Faut-il tondre Simone Gbagbo?

Presse
20 avril 2011
Bastien Nivet - Libération

Un homme en maillot de corps, regard hagard et triste, visage marqué par la fatigue. Une femme échevelée, les yeux irrigués de sang, perdue face à une sorte de fin du monde, à la fin de son monde. Tous deux sont assis sur un rebord de lit, entourés d’un attelage hétéroclite de personnes debout. Ils sont ainsi précaires, surplombés et encadrés, tels des criminels, ou des enfants ayant commis une grosse bêtise, on ne sait plus trop. L’important est de montrer en image ce qu’est la déchéance en politique. D’illustrer une chute finale. Et pour cela d’exhiber des corps, des regards. Ne pas se contenter de retracer et d’analyser le délitement d’une carrière entamée comme espoir du renouvellement des élites en Côte-d’Ivoire, et terminée par un refus de jouer jusqu’au bout le jeu d’élections démocratiques.

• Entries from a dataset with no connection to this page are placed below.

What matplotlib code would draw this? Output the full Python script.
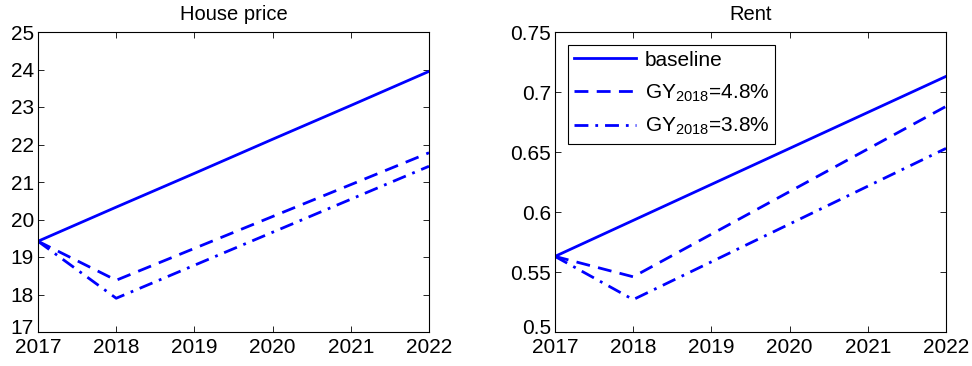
import matplotlib
matplotlib.use("Agg")
import matplotlib.pyplot as plt
import matplotlib.transforms as mtransforms

plt.rcParams["font.family"] = ["Liberation Sans", "DejaVu Sans"]
plt.rcParams["mathtext.fontset"] = "custom"
plt.rcParams["mathtext.rm"] = "Liberation Sans"
plt.rcParams["mathtext.default"] = "regular"

years = [2017, 2018, 2019, 2020, 2021, 2022]

# House price paths
hp_base = [19.42, 20.33, 21.23, 22.14, 23.04, 23.95]
hp_48 = [19.42, 18.38, 19.23, 20.08, 20.93, 21.78]
hp_38 = [19.42, 17.90, 18.78, 19.66, 20.54, 21.42]

# Rent paths
rent_base = [0.563, 0.593, 0.623, 0.653, 0.683, 0.713]
rent_48 = [0.563, 0.546, 0.5815, 0.617, 0.6525, 0.688]
rent_38 = [0.563, 0.527, 0.5585, 0.590, 0.6215, 0.653]

labels = ["baseline", "GY$_{2018}$=4.8%", "GY$_{2018}$=3.8%"]
titles = ["House price", "Rent"]

FS = 15
BLUE = "#0000ff"
styles = [dict(ls="-"), dict(ls=(0, (5, 3))), dict(ls=(0, (5, 2.5, 1, 2.5)))]

fig = plt.figure(figsize=(9.72, 3.66), dpi=100)
ax1 = fig.add_axes([38 / 972, 1 - 332 / 366, 391 / 972, 300 / 366])
ax2 = fig.add_axes([555 / 972, 1 - 332 / 366, 391 / 972, 300 / 366])

panels = [
    (ax1, [hp_base, hp_48, hp_38], (17, 25), list(range(17, 26))),
    (ax2, [rent_base, rent_48, rent_38], (0.5, 0.75), [0.5, 0.55, 0.6, 0.65, 0.7, 0.75]),
]

# nudge for the lowest y label so it doesn't sit on the first year label
nudge = mtransforms.ScaledTranslation(0, 6 / 100, fig.dpi_scale_trans)

for (ax, series, ylim, yticks), title in zip(panels, titles):
    for s, st, lab in zip(series, styles, labels):
        ax.plot(years, s, color=BLUE, lw=2.0, label=lab, **st)
    ax.set_xlim(2017, 2022)
    ax.set_ylim(*ylim)
    ax.set_xticks(years)
    ax.set_yticks(yticks)
    ax.set_yticklabels([f"{v:g}" for v in yticks])
    ax.tick_params(direction="in", top=True, right=True, labelsize=FS,
                   length=4, width=0.6)
    ax.tick_params(axis="x", pad=4)
    ax.tick_params(axis="y", pad=3)
    for sp in ax.spines.values():
        sp.set_linewidth(0.8)
    ax.set_title(title, fontsize=FS - 0.5, pad=9)
    low = ax.get_yticklabels()[0]
    low.set_transform(low.get_transform() + nudge)

leg = ax2.legend(loc="upper left", fontsize=FS, handlelength=3.0,
                 fancybox=False, framealpha=1, edgecolor="black",
                 borderaxespad=0.6, labelspacing=0.6, handletextpad=0.4,
                 borderpad=0.3)
leg.get_frame().set_linewidth(0.8)

fig.savefig("out.png", dpi=100)
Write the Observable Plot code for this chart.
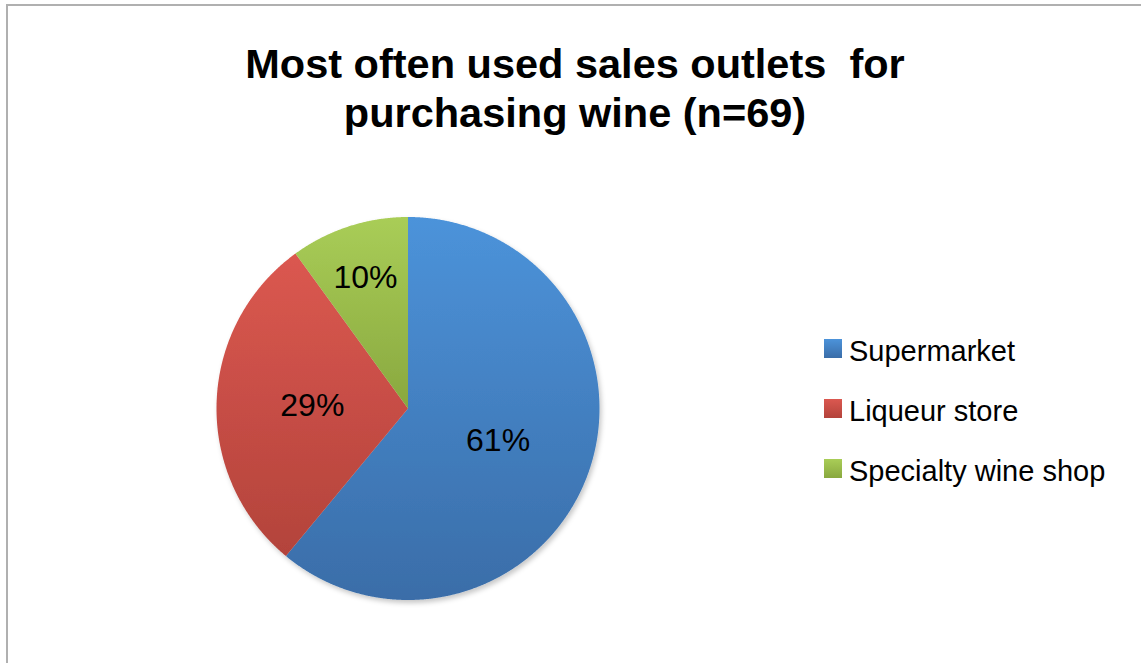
<!DOCTYPE html>
<html>
<head>
<meta charset="utf-8">
<script src="https://cdn.jsdelivr.net/npm/d3@7"></script>
<script src="https://cdn.jsdelivr.net/npm/@observablehq/plot@0.6"></script>
<style>
  html, body { margin: 0; padding: 0; background: #fff; }
  #wrap { position: relative; width: 1141px; height: 663px; overflow: hidden; font-family: "Liberation Sans", Arial, sans-serif; }
  #frame { position: absolute; left: 6px; top: 4px; width: 1133px; height: 670px; border-left: 2px solid #b0b0b0; border-top: 2px solid #b0b0b0; border-right: 1px solid #e2e2e2; }
  #chart { position: absolute; left: 0; top: 0; }
  #title { position: absolute; left: 0; top: 39px; width: 1150px; text-align: center; font-weight: bold; font-size: 41.5px; line-height: 49px; color: #000; white-space: pre; }
  .leg { position: absolute; left: 849px; font-size: 29px; line-height: 29px; color: #000; white-space: pre; }
  .sw { position: absolute; left: -25px; top: 2px; width: 18px; height: 19px; }
</style>
</head>
<body>
<div id="wrap">
  <div id="frame"></div>
  <div id="chart"></div>
  <div id="title"></div>
  <div id="legend"></div>
</div>
<script>
const title = ["Most often used sales outlets  for", "purchasing wine (n=69)"];
const categories = ["Supermarket", "Liqueur store", "Specialty wine shop"];
const shares = [61, 29, 10];
const labels = ["61%", "29%", "10%"];
const topColors = ["#4c93da", "#db5850", "#a9cd57"];
const bottomColors = ["#3a6da8", "#b3433b", "#89a83f"];

document.getElementById("title").textContent = title.join("\n");

const arcs = d3.pie().sort(null).value(d => d)(shares);
const points = [];
const labelData = [];
arcs.forEach((a, i) => {
  const name = categories[i];
  points.push({name, x: 0, y: 0});
  const n = Math.ceil((a.endAngle - a.startAngle) / (Math.PI / 720));
  for (let k = 0; k <= n; k++) {
    const t = a.startAngle + (a.endAngle - a.startAngle) * k / n;
    points.push({name, x: Math.sin(t), y: Math.cos(t)});
  }
  const mid = (a.startAngle + a.endAngle) / 2;
  const share = shares[i] / d3.sum(shares);
  const r = share < 0.15 ? 0.72 : 0.5;
  labelData.push({x: r * Math.sin(mid), y: r * Math.cos(mid), text: labels[i]});
});

const ids = categories.map((c, i) => "grad" + i);

const svg = Plot.plot({
  width: 1141,
  height: 663,
  margin: 0,
  style: {background: "transparent", fontFamily: "Liberation Sans, Arial, sans-serif"},
  x: {domain: [-1, 1], range: [216, 599], axis: null},
  y: {domain: [-1, 1], range: [599.5, 216.5], axis: null},
  color: {domain: categories, range: ids.map(id => `url(#${id})`)},
  marks: [
    Plot.line(points, {x: "x", y: "y", z: "name", fill: "name", stroke: "none", curve: "linear"}),
    Plot.text(labelData, {x: "x", y: "y", text: "text", fontSize: 32, fill: "#000", textAnchor: "middle"})
  ]
});

const defs = d3.select(svg).insert("defs", ":first-child");
ids.forEach((id, i) => {
  const g = defs.append("linearGradient").attr("id", id).attr("x1", 0).attr("y1", 0).attr("x2", 0).attr("y2", 1);
  g.append("stop").attr("offset", "0%").attr("stop-color", topColors[i]);
  g.append("stop").attr("offset", "100%").attr("stop-color", bottomColors[i]);
});
const f = defs.append("filter").attr("id", "shadow").attr("x", "-10%").attr("y", "-10%").attr("width", "130%").attr("height", "130%");
f.append("feDropShadow").attr("dx", 2).attr("dy", 3).attr("stdDeviation", 2.5).attr("flood-color", "#000").attr("flood-opacity", 0.22);
d3.select(svg).select('g[aria-label="line"]').attr("filter", "url(#shadow)");

document.getElementById("chart").appendChild(svg);

const legend = document.getElementById("legend");
categories.forEach((c, i) => {
  const row = document.createElement("div");
  row.className = "leg";
  row.style.top = (337 + 60 * i) + "px";
  row.textContent = c;
  const sw = document.createElement("div");
  sw.className = "sw";
  sw.style.background = `linear-gradient(${topColors[i]}, ${bottomColors[i]})`;
  row.appendChild(sw);
  legend.appendChild(row);
});
</script>
</body>
</html>
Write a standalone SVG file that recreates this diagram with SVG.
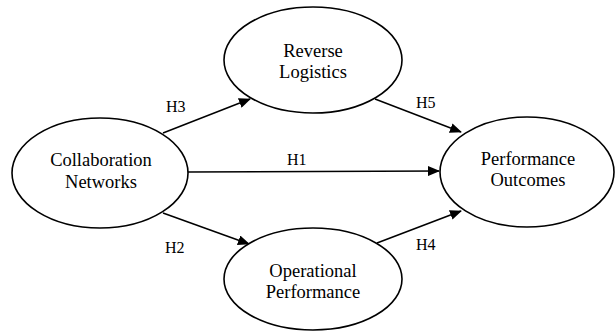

Informer sur du politique par du contenu politique ne saurait suffire. Serait-ce trop ennuyeux ? Pas assez convaincant ? On ne sait pas. Mais en tout cas il faut aller plus loin, donner à voir le pathétique des acteurs eux-mêmes, et pas seulement de leur attitude politique. Montrer que c’en est fini de leur grandeur, de leur pouvoir. Que ces personnages ne méritaient décidément pas la place qu’ils occupaient encore quelques instants auparavant. Des êtres dont il faut à la fois légitimer et savourer la déchéance en diffusant en boucle une image aussi abaissante et humiliante que possible. Des êtres déshumanisés, comme l’avaient été les corps gisant au sol des époux Ceausescu en 1989. Comme Saddam Hussein sortant de son trou tel un rat, tête hirsute et chemise sale. Comme le colonel Kadhafi le jour où…


Des êtres que leur condamnation politique et morale unanime, instantanée et sans jugement, prive de tout respect moral dans leur traitement médiatique. Ces images du couple Gbagbo, comme auparavant d’autres leaders déchus autrement plus dangereux, fous et redoutables, n’ont pas seulement de choquant une absence de pudeur et de respect de la personne humaine. Elles le sont car elles viennent illustrer des articles prônant l’exact contraire de ce qu’elles font. On ne devrait pas, en 2011, évoquer des espoirs d’alternance politique en se livrant à une cérémonie expiatoire médiatique. On ne livre pas, de Paris, des leçons de morale condescendantes sur la façon dont aurait dû se comporter un leader, en les appuyant par ce type d’exutoire moyenâgeux.


De grands avocats nous ont appris depuis longtemps qu’offrir la possibilité d’une défense et d’un minimum de dignité à tout être humain, est ce qui distinguait la justice des hommes de la loi de la nature. Des leaders comme Nelson Mandela ont su montrer à leur propre camp qu’en politique, la réconciliation passe par le respect du perdant, du vaincu, de l’ancien dominant ou même du bourreau. Il n’en va malheureusement pas de même du tribunal médiatique quotidien qui, au nom d’un sentiment dominant de condamnation sans jugement des leaders déchus, s’émancipe de toute pudeur.